And it may well be that my history will seem less easy to read because of the absence in it of a romantic element. It will be enough for me, however, if these words of mine are judged useful by those who want to understand clearly the events which happened in the past and which (human nature being what it is) will, at some time or other and in much the same ways, be repeated in the future.
——Thucydides, History of the Peloponnesian War (431 BCE), trans. R. Warner
"Any single historical event is too complex to be adequately known by anyone. It transcends all the intellectual capacities of men. Our practice is to wait until a sufficient number of details have been forgotten. Of course things seem simpler then!"
..."But we're getting away from the point," he went on. "I don't care how well historical facts can be known from afar. Is it important to know them at all? I submit that history never comes close to repeating itself. Even if we had reliable information about the past, we couldn't find a case similar enough to justify inferences about the present or immediate future. We can make no real use of history as a current guide."
——B.F. Skinner, Walden Two (1948)
When I'm reading a book authored prior to the twentieth century, I habitually scribble notes in the margins when a remark or passage seems like it could apply to contemporary events if a few historical names were swapped out with modern ones. (I'd aspire to be a gentleman scholar, but let's face it, the best I'll ever be is a degenerate scholar.) My old copy of Thucydides, for instance, is full of references to Vietnam, Iraq, and the neoconservative milieu of the second Bush Administration, especially in the pages treating Athens's doomed Sicilian expedition.
Tonight I was thinking I would share a couple of passages from Montesquieu and Burkhardt and elaborate on some of my off-the-cuff annotations, but then I wondered if the exercise might amount to just a lot of pointless pseudo-intellectual paddleball.
Well, "pointless" goes without saying. If the longform personal blog ever served a useful purpose, that time is already past. I'm talking about the lay practice of trying to clarify the present through the lens of the narrative past. The method, such as it is, has lately seemed to me to stand on dubious ground, so I'd like to spend a few minutes probing it. Even if someone only seeks out knowledge for his own pleasure, and not for some utilitarian purpose, he shouldn't want to settle for a facile understanding.
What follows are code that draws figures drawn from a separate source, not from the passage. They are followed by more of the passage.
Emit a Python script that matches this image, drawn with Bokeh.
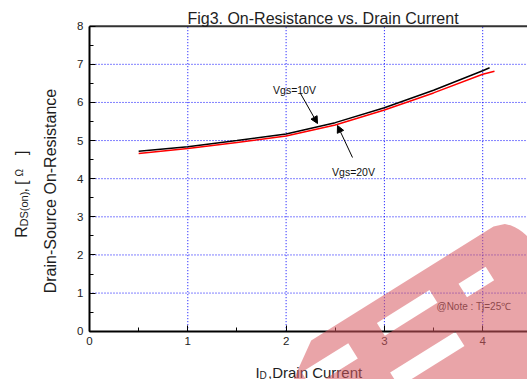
import math
from bokeh.plotting import figure
from bokeh.models import (Range1d, LinearAxis, SingleIntervalTicker,
                          Label, Arrow, NormalHead)
from bokeh.embed import file_html
from bokeh.resources import INLINE

# Drain current (A) vs. on-resistance (ohm)
id_vgs10 = [0.5, 1.0, 1.5, 2.0, 2.5, 3.0, 3.5, 4.0, 4.07]
rds_vgs10 = [4.72, 4.84, 5.00, 5.17, 5.47, 5.86, 6.32, 6.83, 6.91]
id_vgs20 = [0.5, 1.0, 1.5, 2.0, 2.5, 3.0, 3.5, 4.0, 4.12]
rds_vgs20 = [4.66, 4.79, 4.95, 5.12, 5.41, 5.80, 6.25, 6.74, 6.82]

x_grid = [1, 2, 3, 4]
y_grid = [1, 2, 3, 4, 5, 6, 7]

W, H = 527, 379
X0_PX, Y0_PX = 89.0, 330.7      # where the data origin sits on the canvas
SX, SY = 98.3, 38.125           # pixels per unit
X_END, Y_TOP = (W - X0_PX) / SX, 8.0
FONT = "Liberation Sans"
INK = "#1e1e1e"


def dx(px):
    return (px - X0_PX) / SX


def dy(py):
    return (Y0_PX - py) / SY


# the plot frame spans the whole canvas; axes are pinned at the data origin
p = figure(width=W, height=H, output_backend="svg", toolbar_location=None,
           x_range=Range1d(dx(0), dx(W)), y_range=Range1d(dy(H), dy(0)),
           x_axis_location=None, y_axis_location=None,
           min_border=0, min_border_left=0, min_border_right=0,
           min_border_top=0, min_border_bottom=0, outline_line_color=None,
           background_fill_color="white", border_fill_color="white")
p.grid.visible = False

# dotted grid
p.segment(x0=x_grid, y0=[0] * len(x_grid), x1=x_grid, y1=[Y_TOP] * len(x_grid),
          line_color="#0000ff", line_dash="1 2", line_width=1)
p.segment(x0=[0] * len(y_grid), y0=y_grid, x1=[X_END] * len(y_grid), y1=y_grid,
          line_color="#0000ff", line_dash="1 2", line_width=1)

# top border of the plotting box
p.segment(x0=[0], y0=[Y_TOP], x1=[X_END], y1=[Y_TOP], line_color="#333333",
          line_width=2)

xaxis = LinearAxis(fixed_location=0, bounds=(0, X_END),
                   ticker=SingleIntervalTicker(interval=1, num_minor_ticks=2))
yaxis = LinearAxis(fixed_location=0, bounds=(0, Y_TOP),
                   ticker=SingleIntervalTicker(interval=1, num_minor_ticks=2))
for ax in (xaxis, yaxis):
    ax.major_tick_in = 6
    ax.major_tick_out = 0
    ax.minor_tick_in = 4
    ax.minor_tick_out = 0
    ax.axis_line_width = 2
    ax.axis_line_color = "black"
    ax.major_tick_line_color = "black"
    ax.minor_tick_line_color = "black"
    ax.major_label_text_font = FONT
    ax.major_label_text_font_size = "11.5px"
    ax.major_label_text_color = "#222222"
    ax.major_label_standoff = 6
p.add_layout(xaxis, "below")
p.add_layout(yaxis, "left")

p.line(id_vgs10, rds_vgs10, line_color="black", line_width=1.5)
p.line(id_vgs20, rds_vgs20, line_color="#ff0000", line_width=1.5)


def txt(x, y, s, size, **kw):
    kw.setdefault("text_color", INK)
    p.add_layout(Label(x=x, y=y, text=s, text_font=FONT,
                       text_font_size=size, **kw))


# title
txt(dx(322.5), dy(18), "Fig3. On-Resistance vs. Drain Current", "16px",
    text_align="center", text_baseline="alphabetic")

# curve annotations
txt(dx(294), dy(89), "Vgs=10V", "10.5px", text_align="center",
    text_baseline="alphabetic", text_color="#111111")
txt(dx(353), dy(171), "Vgs=20V", "10.5px", text_align="center",
    text_baseline="alphabetic", text_color="#111111")
for xs, ys, xe, ye in [(300, 93, 317, 123), (352, 157, 337, 125)]:
    p.add_layout(Arrow(end=NormalHead(size=7, fill_color="black",
                                      line_color="black", line_width=1),
                       x_start=dx(xs), y_start=dy(ys), x_end=dx(xe), y_end=dy(ye),
                       line_color="black", line_width=1))

txt(dx(436), dy(306), "@Note : Tj=25\u2103", "10px", text_align="left",
    text_baseline="alphabetic", text_color="#333333")

# x-axis label with subscript
txt(dx(255), dy(371.5), "I", "15px", text_baseline="alphabetic")
txt(dx(259), dy(374.5), "D", "10px", text_baseline="alphabetic")
txt(dx(267.5), dy(371.5), ",Drain Current", "15px", text_baseline="alphabetic")

# y-axis label, two rotated lines
rot = math.pi / 2
txt(dx(49.5), dy(190.5), "Drain-Source On-Resistance", "16px", angle=rot,
    text_align="center", text_baseline="alphabetic")
txt(dx(20.7), dy(237.3), "R", "16px", angle=rot, text_align="left",
    text_baseline="alphabetic")
txt(dx(23), dy(226), "DS(on)", "11px", angle=rot, text_align="left",
    text_baseline="alphabetic")
txt(dx(20.7), dy(192), ",", "16px", angle=rot, text_align="left",
    text_baseline="alphabetic")
txt(dx(20.7), dy(184.5), "[", "16px", angle=rot, text_align="left",
    text_baseline="alphabetic")
txt(dx(19), dy(176), "\u03a9", "10px", angle=rot, text_align="left",
    text_baseline="alphabetic")
txt(dx(20.7), dy(154.5), "]", "16px", angle=rot, text_align="left",
    text_baseline="alphabetic")

# translucent watermark logo laid over the chart
th = math.radians(32)
ox, oy = 493.0, 226.0


def ring(pts):
    xs, ys = [], []
    for a, b in pts:
        px = ox + a * math.cos(th) + b * math.sin(th)
        py = oy - a * math.sin(th) + b * math.cos(th)
        xs.append(dx(px))
        ys.append(dy(py))
    return xs, ys


def rect(a0, a1, b0, b1):
    return ring([(a0, b0), (a1, b0), (a1, b1), (a0, b1)])


bowl = [(25 * math.sqrt(max(0.0, 1 - ((b - 40) / 40) ** 2)), b) for b in range(0, 81, 4)]
outer = ring([(-215, 0)] + bowl + [(0, 200), (-515, 200)])
holes = [rect(-150, -88, 20, 35), rect(-165, -88, 69, 86),
         rect(-240, -185, 22, 40), rect(-60, -28, 30, 46)]
rings = [outer] + holes
p.multi_polygons(xs=[[[r[0] for r in rings]]], ys=[[[r[1] for r in rings]]],
                 fill_color="#d75a61", fill_alpha=0.55, line_color=None,
                 level="overlay")

open("out.html", "w").write(file_html(p, INLINE))
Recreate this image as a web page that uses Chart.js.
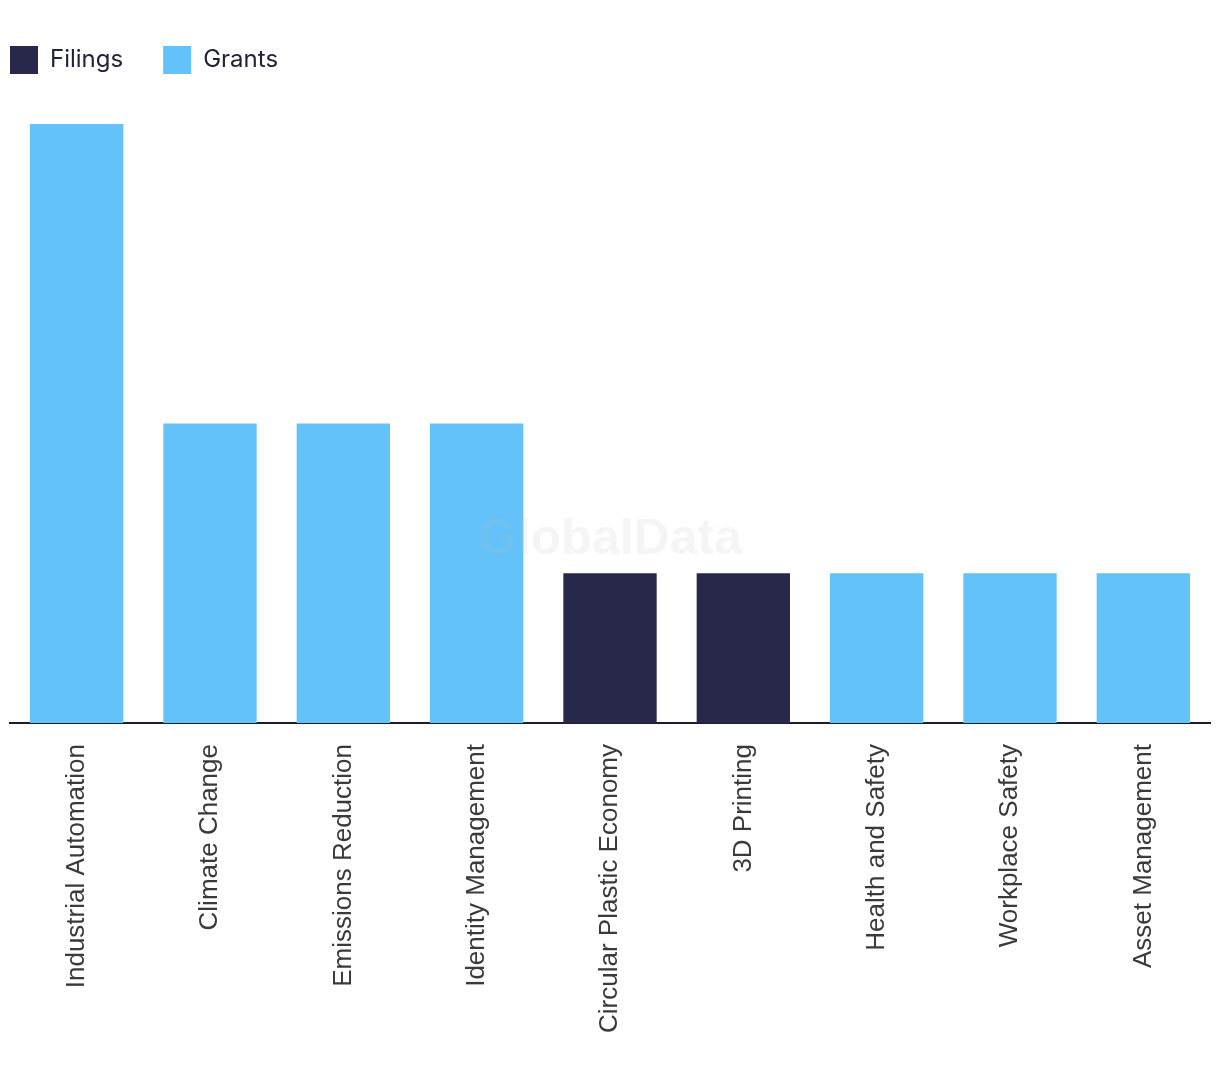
<!DOCTYPE html>
<html>
<head>
<meta charset="utf-8">
<script src="https://cdn.jsdelivr.net/npm/chart.js@4"></script>
<style>
  html, body { margin: 0; padding: 0; background: #fff; }
  #wrap { width: 1220px; height: 1078px; position: relative; }
</style>
</head>
<body>
<div id="wrap"><canvas id="patentChart"></canvas></div>
<script>
// data
const categories = ['Industrial Automation', 'Climate Change', 'Emissions Reduction', 'Identity Management',
    'Circular Plastic Economy', '3D Printing', 'Health and Safety', 'Workplace Safety', 'Asset Management'];
const filings = [null, null, null, null, 1, 1, null, null, null];
const grants = [4, 2, 2, 2, null, null, 1, 1, 1];

const LEGEND_PAD = 40;

// faint watermark over the bars
const watermark = {
    id: 'watermark',
    afterDatasetsDraw(chart) {
        const { ctx, chartArea } = chart;
        ctx.save();
        ctx.font = 'bold 50px "Liberation Sans", Arial, sans-serif';
        ctx.fillStyle = 'rgba(190,190,190,0.15)';
        ctx.textAlign = 'center';
        ctx.textBaseline = 'middle';
        ctx.fillText('GlobalData', (chartArea.left + chartArea.right) / 2, 540);
        ctx.restore();
    }
};

// legend: fixed height, and pulled left so the first box sits at x=10
const legendTweak = {
    id: 'legendTweak',
    beforeInit(chart) {
        const fit = chart.legend.fit;
        chart.legend.fit = function () {
            fit.bind(chart.legend)();
            this.height = 118;
        };
    },
    beforeDraw(chart) {
        chart.legend.left = 10 - LEGEND_PAD;
    }
};

new Chart(document.getElementById('patentChart'), {
    type: 'bar',
    data: {
        labels: categories,
        datasets: [
            { label: 'Filings', data: filings, backgroundColor: '#27284a' },
            { label: 'Grants', data: grants, backgroundColor: '#62c2f9' }
        ]
    },
    options: {
        responsive: true,
        maintainAspectRatio: false,
        animation: false,
        datasets: { bar: { barPercentage: 0.7, categoryPercentage: 1 } },
        layout: { padding: { top: 6, left: 10, right: 10, bottom: 0 } },
        plugins: {
            legend: {
                position: 'top',
                align: 'start',
                labels: {
                    boxWidth: 28,
                    boxHeight: 28,
                    padding: LEGEND_PAD,
                    color: '#22223a',
                    font: { family: 'Inter, "Noto Sans", sans-serif', size: 24 }
                }
            },
            tooltip: { enabled: false }
        },
        scales: {
            x: {
                stacked: true,
                grid: { display: false },
                border: { display: true, color: '#1c1c2e', width: 2 },
                ticks: {
                    minRotation: 90,
                    maxRotation: 90,
                    autoSkip: false,
                    padding: 13,
                    color: '#3a3a3a',
                    font: { family: '"Liberation Sans", Arial, sans-serif', size: 26 }
                },
                afterFit(scale) { scale.height = 355; }
            },
            y: {
                stacked: true,
                display: false,
                min: 0,
                max: 4
            }
        }
    },
    plugins: [watermark, legendTweak]
});
</script>
</body>
</html>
Knowing the past is necessary to navigate the present, because history tends to repeat itself. This is the central dogma of historical studies, and common sense bears it out. If you get food poisoning at a restaurant, you don't go back. One shouldn't get back together with an ex because if it didn't work out the first time, the second won't be any different. We accept the truism's validity whenever we nod at and retweet the commentariat's reminders that the global order today is much like it was on the eve of World War I, or their exhortations to remember 1930s Germany here in year two of the MAGA epoch. An air of prophecy often emanates from the eloquent argument from history. The parallels seem to obvious to gainsay. But the line between "obvious" and "specious" is ever drawn with a fine-tip pen.